What the exercise asks: Using the material below, print a verbatim copy of every line from the one containing "Reproduce this chart" through the one containing "26.9, 26.7, 28.9, 32.1, 53, 82, 123]", inclusive, and omit the pictures.

════════════════

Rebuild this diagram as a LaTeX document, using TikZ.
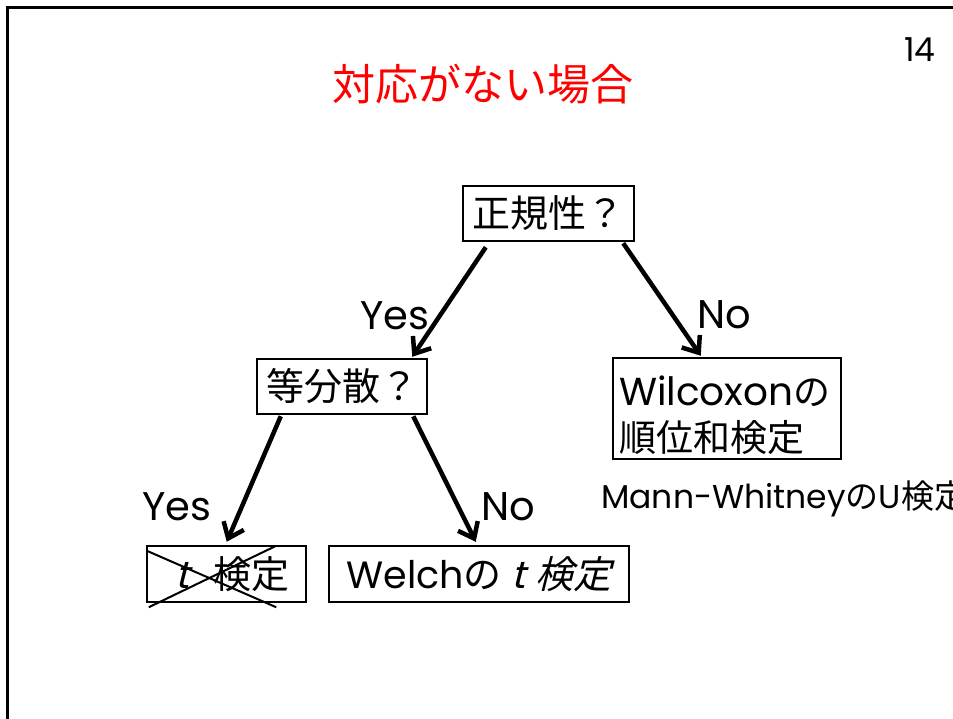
\documentclass[tikz,border=0pt]{standalone}
\usepackage{fontspec}
\setmainfont{Noto Sans CJK JP}
\newfontfamily\lat{Poppins}
\newfontfamily\jpslant[FakeSlant=0.25]{Noto Sans CJK JP}
\newfontfamily\latslant[FakeSlant=0.25]{Poppins}
\usetikzlibrary{arrows.meta}
\tikzset{
  box/.style={draw=black, line width=2.5pt, rectangle, inner sep=0pt, font=\fontsize{38}{45}\selectfont},
  arr/.style={line width=4.5pt, -{Straight Barb[length=14pt,width=22pt,line width=4.5pt]}},
  lbl/.style={font=\lat\fontsize{40}{44}\selectfont, inner sep=0pt},
}
\begin{document}
\begin{tikzpicture}[x=1pt,y=-1pt]
\useasboundingbox (0,0) rectangle (953,719);
\begin{scope}
\clip (0,0) rectangle (953,719);
\draw[line width=3pt] (7,760) -- (7,7.5) -- (1000,7.5);
\end{scope}
\node[font=\lat\fontsize{33}{36}\selectfont, inner sep=0pt] (page) at (920,50) {14};
\node[font=\fontsize{43}{48}\selectfont, text=red, inner sep=0pt] (title) at (483,84) {対応がない場合};

\node[box, minimum width=171pt, minimum height=55pt] (n1) at (548.5,213.5) {正規性？};
\node[box, minimum width=170pt, minimum height=55pt] (n2) at (342,386.5) {等分散？};
\node[box, minimum width=228pt, minimum height=101pt, align=left, text width=216pt, font=\fontsize{37}{46}\selectfont] (n3) at (727,408.5) {\rule{0pt}{44pt}{\lat\fontsize{39}{46}\selectfont Wilcoxon}の\\順位和検定};
\node[box, minimum width=159pt, minimum height=56pt, align=left, text width=150pt] (n4) at (226.5,574) {\hspace*{24pt}{\latslant t}\hspace*{24pt}検定};
\node[box, minimum width=300pt, minimum height=56pt] (n5) at (479,574) {{\lat Welch}の\hspace{10pt}{\latslant t}\hspace{10pt}{\jpslant 検定}};

\draw[line width=2pt] ([xshift=1pt,yshift=-6pt]n4.north west) -- ([xshift=-31pt,yshift=-4pt]n4.south east);
\draw[line width=2pt] ([xshift=3pt,yshift=-4pt]n4.south west) -- ([xshift=-31pt,yshift=-1pt]n4.north east);

\draw[arr] ([xshift=24pt,yshift=-5pt]n1.south west) -- ([xshift=-16pt,yshift=1pt]n2.north east);
\draw[arr] ([xshift=-12pt,yshift=-1pt]n1.south east) -- ([xshift=89pt,yshift=1pt]n3.north west);
\draw[arr] ([xshift=25pt,yshift=-1pt]n2.south west) -- ([xshift=81pt,yshift=3pt]n4.north west);
\draw[arr] ([xshift=-15pt,yshift=-1pt]n2.south east) -- ([xshift=148pt,yshift=3pt]n5.north west);

\node[lbl] (y1) at (395,316) {Yes};
\node[lbl] (no1) at (724,315) {No};
\node[lbl] (y2) at (177,507) {Yes};
\node[lbl] (no2) at (508,507) {No};
\node[lbl, anchor=west, font=\fontsize{33}{36}\selectfont] (mw) at (601,499) {{\lat Mann-Whitney}の{\lat U}検定};
\end{tikzpicture}
\end{document}
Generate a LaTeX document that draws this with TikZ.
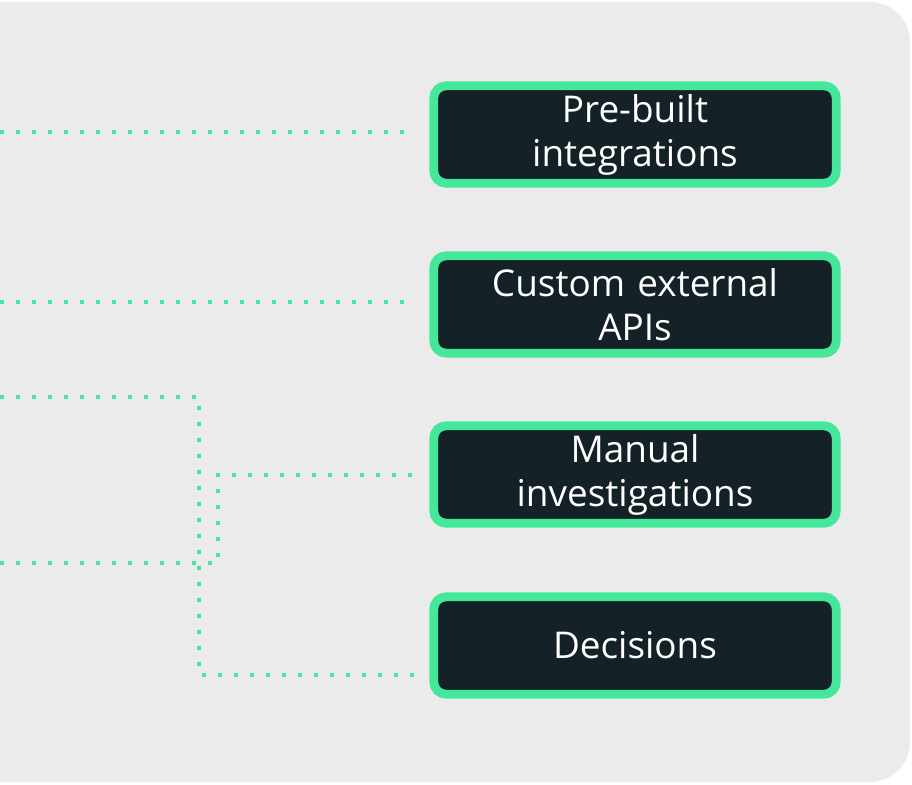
\documentclass[tikz,border=0pt]{standalone}
\usepackage{fontspec}
\setmainfont{Open Sans}
\definecolor{mint}{HTML}{45E89A}
\definecolor{panel}{HTML}{EBEBEB}
\definecolor{boxfill}{HTML}{142127}
\tikzset{
  tool/.style={draw=mint, line width=5pt, fill=boxfill, rounded corners=7pt,
    minimum width=8.05cm, minimum height=1.95cm, text width=7.6cm, align=center,
    text=white, font=\fontsize{21}{25}\selectfont},
  link/.style={mint, line width=2.3pt, dash pattern=on 0.08cm off 0.24cm,
    shorten >=0.3cm}
}
\begin{document}
\begin{tikzpicture}[x=0.02cm,y=-0.02cm]
\useasboundingbox (0,0) rectangle (912,784);
\fill[panel, rounded corners=0.8cm] (-60,2) rectangle (910,782);
% tools on the right
\node[tool] (prebuilt) at (635,134.5) {Pre-built\\integrations};
\node[tool] (custom) at (635,304.5) {Custom external\\APIs};
\node[tool] (manual) at (635,474.5) {Manual\\investigations};
\node[tool] (decide) at (635,645.5) {Decisions};
% incoming dotted links
\coordinate (in1) at (0,132);
\coordinate (in2) at (0,302);
\coordinate (in3) at (0,397);
\coordinate (in4) at (0,563);
\draw[link] (in1) -- (prebuilt.west |- in1);
\draw[link] (in2) -- (custom.west |- in2);
\draw[link] (in3) -| (199,675) -- (decide.west |- 0,675);
\draw[link] (in4) -| (218,475) -- (manual.west |- 0,475);
\end{tikzpicture}
\end{document}
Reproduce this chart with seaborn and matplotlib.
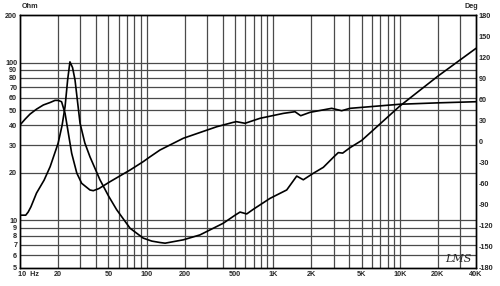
import matplotlib
matplotlib.use("Agg")
import matplotlib.pyplot as plt
import matplotlib.transforms as mtransforms
import seaborn as sns
import pandas as pd

# Impedance curve (Hz, Ohm)
imp_freq = [10, 11.1, 11.6, 12.2, 13.5, 15.5, 17.3, 20, 21.5, 22.7, 23.8, 24.8, 26, 27.2,
            29.8, 32.5, 35.7, 42.8, 50, 58, 74, 94, 110, 127.6, 140, 195, 264,
            403, 500, 547, 618, 700, 944, 1279, 1534, 1729, 2075, 2490, 3000,
            3268, 3540, 4045, 5000, 10000, 20000, 40000]
imp_ohm = [10.8, 10.8, 11.3, 12.2, 14.9, 18.0, 21.9, 30.8, 40, 52.6, 78, 101, 93, 77.6,
           41.3, 31, 25.3, 18.1, 14.3, 11.7, 8.93, 7.73, 7.4, 7.25, 7.18, 7.54, 8.1,
           9.6, 10.8, 11.3, 11.0, 11.8, 13.8, 15.6, 19.1, 18.1, 19.9, 21.7, 25.2,
           26.9, 26.7, 28.9, 32.1, 53, 82, 123]

# Phase curve (Hz, deg)
ph_freq = [10, 11, 12, 13.5, 15.3, 17.3, 18.9, 20, 21.3, 22.7, 24.1, 25.6, 28.1, 30.7,
           35.7, 37.9, 42, 51.4, 74, 94, 106, 127.6, 195, 358, 484, 513, 599, 787,
           1202, 1486, 1649, 1954, 2898, 3475, 4045, 10000, 20000, 40000]
ph_deg = [23.5, 32, 39, 46, 52, 55.5, 58.5, 58.5, 56.6, 40, 11.7, -16.8, -45, -59.5,
          -69, -70, -67, -57.2, -40.6, -28.7, -22, -12.1, 4.6, 21, 27.3, 28.2, 25.9,
          33, 40, 42.4, 36.7, 41.5, 47.2, 43.8, 47.2, 53, 55, 56.6]

x_ticks = [10, 20, 50, 100, 200, 500, 1000, 2000, 5000, 10000, 20000, 40000]
x_labels = ["10  Hz", "20", "50", "100", "200", "500", "1K", "2K", "5K", "10K", "20K", "40K"]
x_grid = [20, 30, 40, 50, 60, 70, 80, 90, 100, 200, 300, 400, 500, 600, 700, 800, 900,
          1000, 2000, 3000, 4000, 5000, 6000, 7000, 8000, 9000, 10000, 20000, 30000]
y_ticks = [5, 6, 7, 8, 9, 10, 20, 30, 40, 50, 60, 70, 80, 90, 100, 200]
y_labels = ["5", "6", "7", "8", "9", "10", "20", "30", "40", "50", "60", "70", "80", "90", "100", "200"]
deg_ticks = list(range(-180, 181, 30))

sns.set_style("white")
plt.rcParams["font.family"] = ["Liberation Sans", "DejaVu Sans"]

fig = plt.figure(figsize=(5.0, 2.86), dpi=100)
ax = fig.add_axes([20 / 500, 1 - 268 / 286, 456 / 500, 253 / 286])
ax2 = ax.twinx()

ax.set_xscale("log")
ax.set_yscale("log")
ax.set_xlim(10, 40000)
ax.set_ylim(5, 200)
ax2.set_ylim(-180, 180)

grid_col = "#4a4a4a"
for xv in x_grid:
    ax.axvline(xv, color=grid_col, lw=0.9, zorder=1)
for yv in y_ticks[:-1]:
    if yv != 5:
        ax.axhline(yv, color=grid_col, lw=0.9, zorder=1)

imp_df = pd.DataFrame({"f": imp_freq, "z": imp_ohm})
ph_df = pd.DataFrame({"f": ph_freq, "p": ph_deg})
sns.lineplot(data=imp_df, x="f", y="z", ax=ax, color="black", lw=1.2, zorder=3)
sns.lineplot(data=ph_df, x="f", y="p", ax=ax2, color="black", lw=1.2, zorder=3)

ax.set_xticks(x_ticks)
ax.set_xticklabels(x_labels)
ax.xaxis.set_minor_locator(matplotlib.ticker.NullLocator())
ax.set_yticks(y_ticks)
ax.set_yticklabels(y_labels)
ax.yaxis.set_minor_locator(matplotlib.ticker.NullLocator())
ax2.set_yticks(deg_ticks)
ax2.set_yticklabels([str(d) for d in deg_ticks])

for a in (ax, ax2):
    a.set_xlabel("")
    a.set_ylabel("")
    a.tick_params(length=0, labelsize=5.2, pad=2)
    for lab in a.get_xticklabels() + a.get_yticklabels():
        lab.set_fontweight("bold")
    for s in a.spines.values():
        s.set_color("black")
        s.set_linewidth(1.0)

first = ax.get_xticklabels()[0]
first.set_horizontalalignment("left")
first.set_transform(first.get_transform() + mtransforms.ScaledTranslation(-2 / 100, 0, fig.dpi_scale_trans))

ax.text(0.003, 1.02, "Ohm", transform=ax.transAxes, fontsize=5.2, fontweight="bold",
        ha="left", va="bottom")
ax.text(0.989, 1.02, "Deg", transform=ax.transAxes, fontsize=5.2, fontweight="bold",
        ha="center", va="bottom")
ax.text(0.962, 0.035, "LMS", transform=ax.transAxes, fontsize=8, style="italic",
        family="DejaVu Serif", fontweight="light", ha="center", va="center", zorder=4)

fig.savefig("out.png", dpi=100)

════════════════

The result:
Reproduce this chart with seaborn and matplotlib.
import matplotlib
matplotlib.use("Agg")
import matplotlib.pyplot as plt
import matplotlib.transforms as mtransforms
import seaborn as sns
import pandas as pd

# Impedance curve (Hz, Ohm)
imp_freq = [10, 11.1, 11.6, 12.2, 13.5, 15.5, 17.3, 20, 21.5, 22.7, 23.8, 24.8, 26, 27.2,
            29.8, 32.5, 35.7, 42.8, 50, 58, 74, 94, 110, 127.6, 140, 195, 264,
            403, 500, 547, 618, 700, 944, 1279, 1534, 1729, 2075, 2490, 3000,
            3268, 3540, 4045, 5000, 10000, 20000, 40000]
imp_ohm = [10.8, 10.8, 11.3, 12.2, 14.9, 18.0, 21.9, 30.8, 40, 52.6, 78, 101, 93, 77.6,
           41.3, 31, 25.3, 18.1, 14.3, 11.7, 8.93, 7.73, 7.4, 7.25, 7.18, 7.54, 8.1,
           9.6, 10.8, 11.3, 11.0, 11.8, 13.8, 15.6, 19.1, 18.1, 19.9, 21.7, 25.2,
           26.9, 26.7, 28.9, 32.1, 53, 82, 123]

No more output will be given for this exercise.